AIM:
Pull every line containing the word "drawn" from the records.

LISTED RECORDS:
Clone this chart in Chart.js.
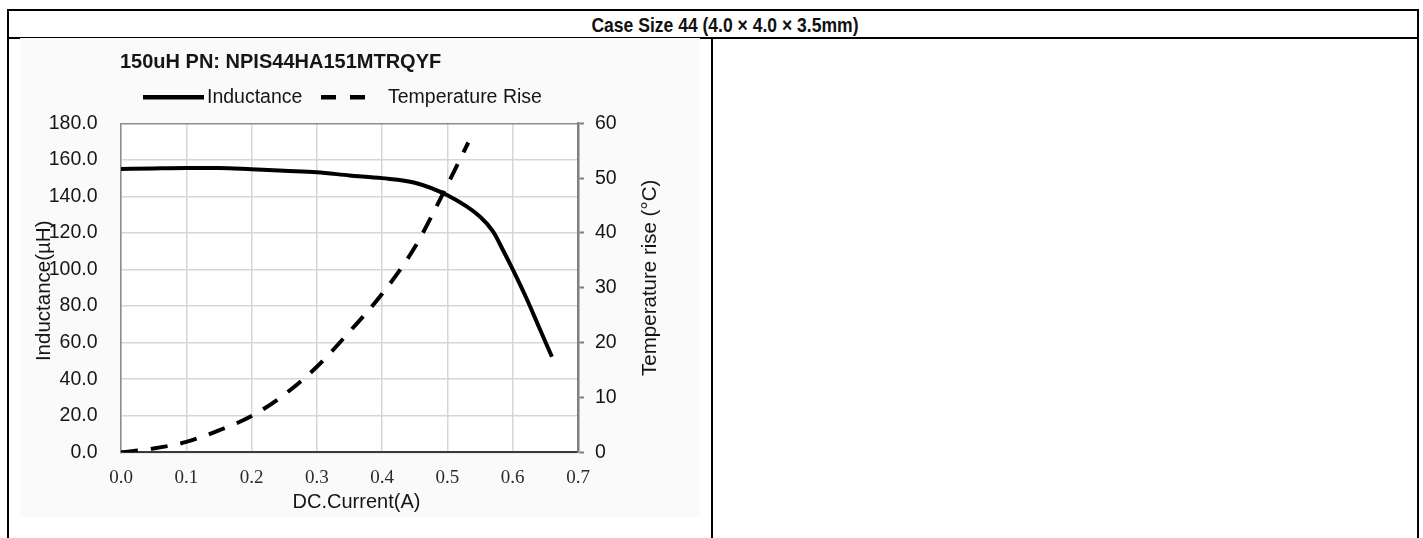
<!DOCTYPE html>
<html>
<head>
<meta charset="utf-8">
<script src="https://cdn.jsdelivr.net/npm/chart.js@4.4.1/dist/chart.umd.min.js"></script>
<style>
  html, body { margin: 0; padding: 0; background: #fff; width: 1423px; height: 538px; overflow: hidden; }
  .rule { position: absolute; background: #000; }
  #head { position: absolute; left: 0; top: 14px; width: 1449px; text-align: center;
          font: bold 21px "Liberation Sans", Arial, sans-serif; line-height: 21px; color: #111; white-space: nowrap; }
  #head span { display: inline-block; transform: scaleX(0.835); transform-origin: center; }
  #box { position: absolute; left: 20px; top: 38px; width: 680px; height: 479px; background: #fafafa; }
  #c { display: block; }
</style>
</head>
<body>
<!-- table frame -->
<div class="rule" style="left:7px;top:9px;width:1412px;height:2px"></div>
<div class="rule" style="left:7px;top:37px;width:1412px;height:2px"></div>
<div class="rule" style="left:7px;top:9px;width:2px;height:529px"></div>
<div class="rule" style="left:711px;top:37px;width:2px;height:501px"></div>
<div class="rule" style="left:1417px;top:9px;width:2px;height:529px"></div>
<div id="head"><span>Case Size 44 (4.0 × 4.0 × 3.5mm)</span></div>

<div id="box"><canvas id="c" width="680" height="479"></canvas></div>

<script>
// Inductance vs DC current (A -> µH)
const currents   = [0, 0.05, 0.1, 0.15, 0.2, 0.25, 0.3, 0.35, 0.4, 0.45, 0.5, 0.55, 0.57, 0.585, 0.6, 0.62, 0.64, 0.66];
const inductance = [155.0, 155.3, 155.5, 155.5, 154.8, 154.0, 153.2, 151.5, 150.0, 147.5, 140.6, 128.9, 120.7, 110.7, 100.1, 85.1, 68.7, 52.3];

// Temperature rise vs DC current (A -> °C)
const tempCurrents = [0, 0.05, 0.1, 0.15, 0.2, 0.25, 0.3, 0.35, 0.4, 0.45, 0.5, 0.532];
const tempRise     = [0, 0.7, 1.9, 4.0, 6.6, 10.5, 15.6, 22.0, 28.9, 37.4, 48.8, 56.5];

const chartTitle   = '150uH PN: NPIS44HA151MTRQYF';
const seriesNames  = ['Inductance', 'Temperature Rise'];
const xAxisTitle   = 'DC.Current(A)';
const yAxisTitle   = 'Inductance(µH)';
const y2AxisTitle  = 'Temperature rise (°C)';

const SANS = '"Liberation Sans", Arial, sans-serif';
const SERIF = '"Liberation Serif", "Times New Roman", serif';
const INK = '#151515';

const toPoints = (xs, ys) => xs.map((x, i) => ({ x: x, y: ys[i] }));

// Plot background, title, legend and axis titles
const decorations = {
  id: 'decorations',
  beforeDraw(chart) {
    const { ctx, chartArea: a } = chart;
    ctx.save();
    ctx.fillStyle = '#ffffff';
    ctx.fillRect(a.left, a.top, a.right - a.left, a.bottom - a.top);
    ctx.restore();
  },
  afterDraw(chart) {
    const { ctx, chartArea: a } = chart;
    const sets = chart.data.datasets;
    ctx.save();
    ctx.fillStyle = INK;
    ctx.textBaseline = 'middle';

    // title
    ctx.font = 'bold 20px ' + SANS;
    ctx.textAlign = 'left';
    ctx.fillText(chartTitle, 100, 24);

    // legend
    const ly = 59.3;
    ctx.font = '19.5px ' + SANS;
    ctx.strokeStyle = sets[0].borderColor;
    ctx.lineWidth = 4.5;
    ctx.beginPath(); ctx.moveTo(123, ly); ctx.lineTo(184, ly); ctx.stroke();
    ctx.fillText(sets[0].label, 187, ly + 0.5);
    ctx.strokeStyle = sets[1].borderColor;
    ctx.beginPath();
    ctx.moveTo(301, ly); ctx.lineTo(316, ly);
    ctx.moveTo(330, ly); ctx.lineTo(345, ly);
    ctx.stroke();
    ctx.fillText(sets[1].label, 368, ly + 0.5);

    // x axis title
    ctx.font = '20px ' + SANS;
    ctx.textAlign = 'center';
    ctx.fillText(xAxisTitle, (a.left + a.right) / 2 + 7, 464);

    // left axis title (drawn across the tick labels)
    ctx.save();
    ctx.translate(24, (a.top + a.bottom) / 2 + 3);
    ctx.rotate(-Math.PI / 2);
    ctx.font = '20.5px ' + SANS;
    ctx.fillText(yAxisTitle, 0, 0);
    ctx.restore();

    // right axis title, reading upward
    ctx.save();
    ctx.translate(630, (a.top + a.bottom) / 2 - 10);
    ctx.rotate(-Math.PI / 2);
    ctx.font = '20.5px ' + SANS;
    ctx.fillText(y2AxisTitle, 0, 0);
    ctx.restore();

    ctx.restore();
  }
};

new Chart(document.getElementById('c'), {
  type: 'line',
  data: {
    datasets: [
      {
        label: seriesNames[0],
        data: toPoints(currents, inductance),
        yAxisID: 'y',
        borderColor: '#000000',
        borderWidth: 4,
        pointRadius: 0,
        cubicInterpolationMode: 'monotone',
        fill: false
      },
      {
        label: seriesNames[1],
        data: toPoints(tempCurrents, tempRise),
        yAxisID: 'y2',
        borderColor: '#000000',
        borderWidth: 4,
        borderDash: [17, 13],
        pointRadius: 0,
        cubicInterpolationMode: 'monotone',
        fill: false
      }
    ]
  },
  options: {
    responsive: false,
    animation: false,
    devicePixelRatio: 1,
    layout: { padding: { top: 85.3, left: 0, right: 0, bottom: 0 } },
    plugins: { legend: { display: false }, title: { display: false }, tooltip: { enabled: false } },
    scales: {
      x: {
        type: 'linear',
        min: 0,
        max: 0.7,
        afterFit: (s) => { s.height = 64.7; },
        ticks: {
          stepSize: 0.1,
          autoSkip: false,
          maxRotation: 0,
          padding: 14,
          color: '#2a2a2a',
          font: { family: SERIF, size: 19 },
          callback: (v) => Number(v).toFixed(1)
        },
        grid: { color: '#d6d6d6', lineWidth: 1.5, drawTicks: false },
        border: { color: '#3a3a3a', width: 2 }
      },
      y: {
        type: 'linear',
        position: 'left',
        min: 0,
        max: 180,
        afterFit: (s) => { s.width = 101; },
        ticks: {
          stepSize: 20,
          padding: 23.5,
          color: INK,
          font: { family: SANS, size: 19.5 },
          callback: (v) => Number(v).toFixed(1)
        },
        grid: {
          drawTicks: false,
          lineWidth: 1.5,
          color: (c) => (c.tick && c.tick.value === 180 ? '#8c8c8c' : '#d6d6d6')
        },
        border: { color: '#8c8c8c', width: 1.5 }
      },
      y2: {
        type: 'linear',
        position: 'right',
        min: 0,
        max: 60,
        afterFit: (s) => { s.width = 122; },
        ticks: {
          stepSize: 10,
          padding: 11,
          color: INK,
          font: { family: SANS, size: 19.5 }
        },
        grid: {
          drawOnChartArea: false,
          drawTicks: true,
          tickLength: 6,
          tickWidth: 2,
          tickColor: '#7f7f7f'
        },
        border: { color: '#7f7f7f', width: 2.5 }
      }
    }
  },
  plugins: [decorations]
});
</script>
</body>
</html>
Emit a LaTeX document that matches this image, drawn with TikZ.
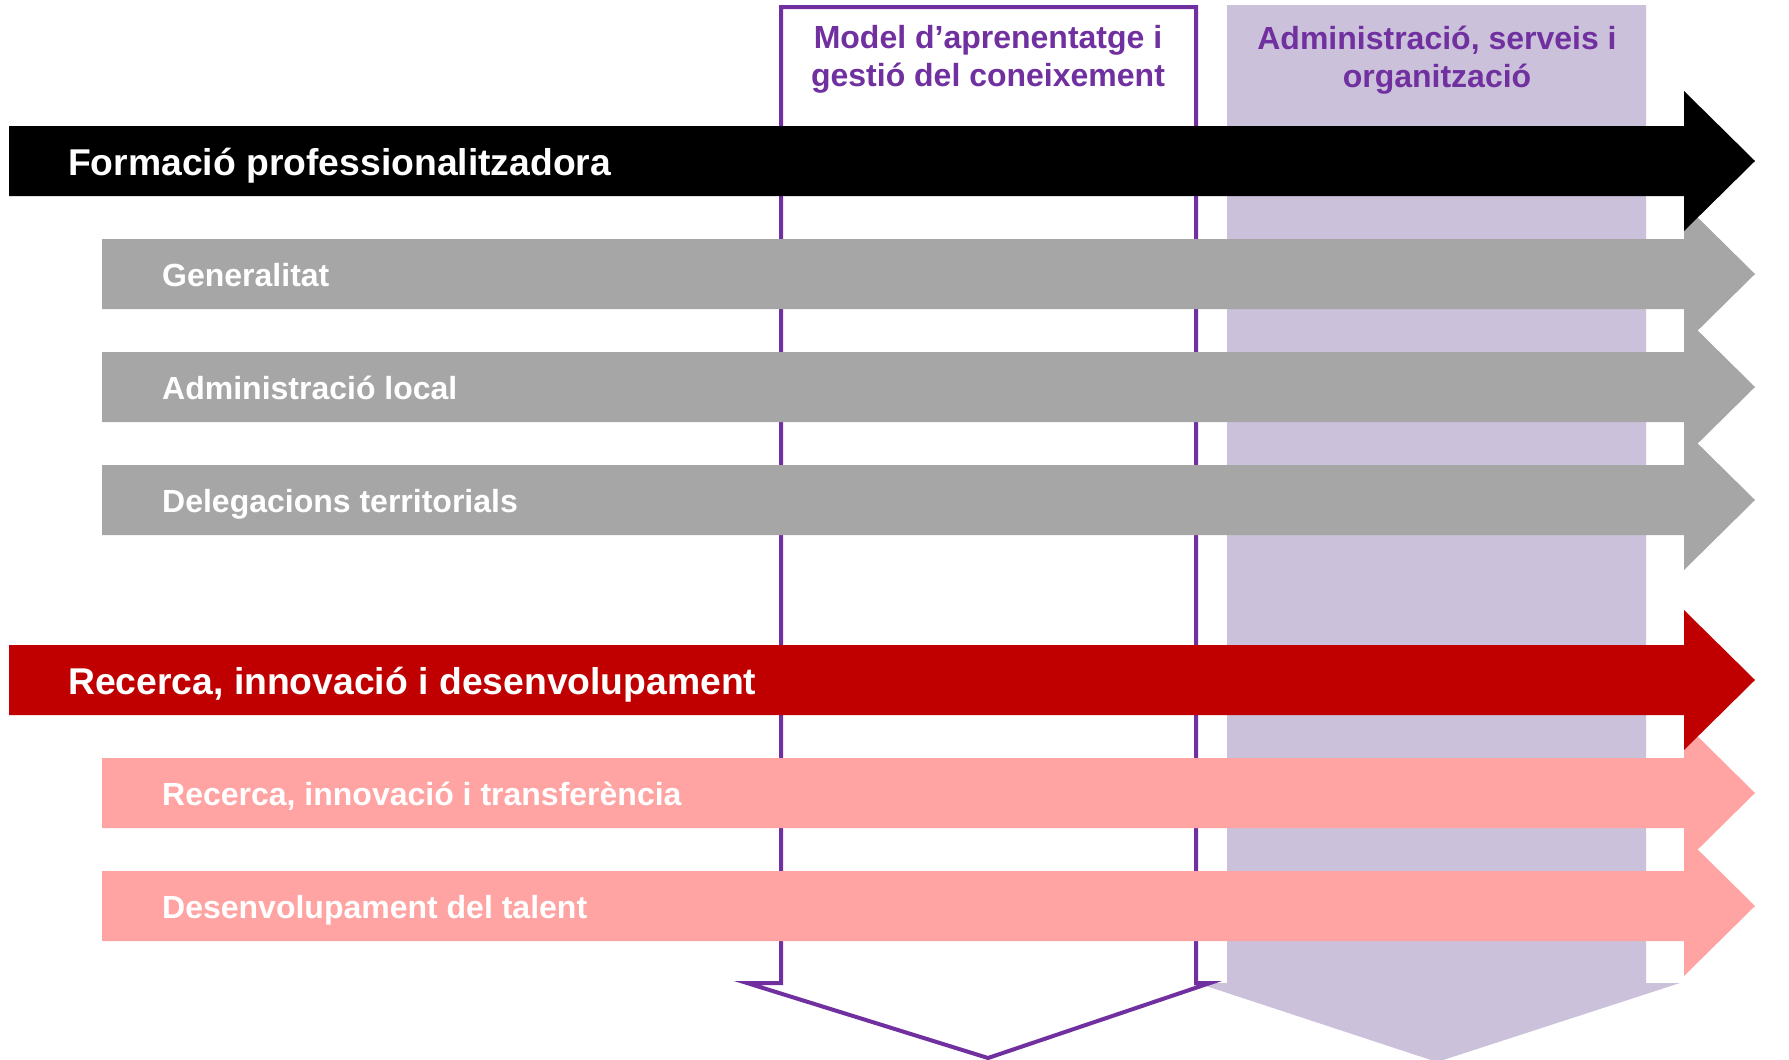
\documentclass[tikz,border=0pt]{standalone}
\usepackage{fontspec}
\setmainfont{Liberation Sans}
\definecolor{mpurple}{HTML}{7030A0}
\definecolor{mlav}{HTML}{CCC1DA}
\definecolor{mgray}{HTML}{A6A6A6}
\definecolor{mred}{HTML}{C00000}
\definecolor{mpink}{HTML}{FFA3A3}
\newcommand\myarrow[3]{%
  \fill[#1] (#2,#3-35) -- (1684,#3-35) -- (1684,#3-70) -- (1755,#3)
    -- (1684,#3+70) -- (1684,#3+35) -- (#2,#3+35) -- cycle;}
\begin{document}
\begin{tikzpicture}[x=1pt,y=-1pt,
  mainlabel/.style={anchor=base west, inner sep=0pt, text=white,
    font=\fontsize{37.3}{44}\selectfont\bfseries},
  sublabel/.style={anchor=base west, inner sep=0pt, text=white,
    font=\fontsize{32}{38}\selectfont\bfseries},
  header/.style={anchor=north, inner sep=0pt, align=center, text=mpurple,
    font=\fontsize{32}{38}\selectfont\bfseries},
  colframe/.style={draw=mpurple, line width=4pt, line join=miter}]
\useasboundingbox[fill=white] (0,0) rectangle (1789,1060);
% columns
\fill[mlav] (1227,5) -- (1646,5) -- (1646,983) -- (1680,983) -- (1437,1062)
  -- (1197,983) -- (1227,983) -- cycle;
\draw[colframe] (781,7) -- (1196,7) -- (1196,983) -- (1210,983) -- (988,1058)
  -- (747,983) -- (781,983) -- cycle;
\node[header] (h1) at (988,25.5) {Model d’aprenentatge i\\gestió del coneixement};
\node[header] (h2) at (1437,25.5) {Administració, serveis i\\organització};
% arrows
\myarrow{mgray}{102}{500}
\myarrow{mgray}{102}{387}
\myarrow{mgray}{102}{274}
\myarrow{black}{9}{161}
\myarrow{mpink}{102}{906}
\myarrow{mpink}{102}{793}
\myarrow{mred}{9}{680}
% labels
\node[mainlabel] (l1) at (68,175) {Formació professionalitzadora};
\node[sublabel] (l2) at (162,286) {Generalitat};
\node[sublabel] (l3) at (162,399) {Administració local};
\node[sublabel] (l4) at (162,512) {Delegacions territorials};
\node[mainlabel] (l5) at (68,694) {Recerca, innovació i desenvolupament};
\node[sublabel] (l6) at (162,805) {Recerca, innovació i transferència};
\node[sublabel] (l7) at (162,918) {Desenvolupament del talent};
\end{tikzpicture}
\end{document}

COMPLETE OUTPUT:
    // left axis title (drawn across the tick labels)
Emit a LaTeX document that matches this image, drawn with TikZ.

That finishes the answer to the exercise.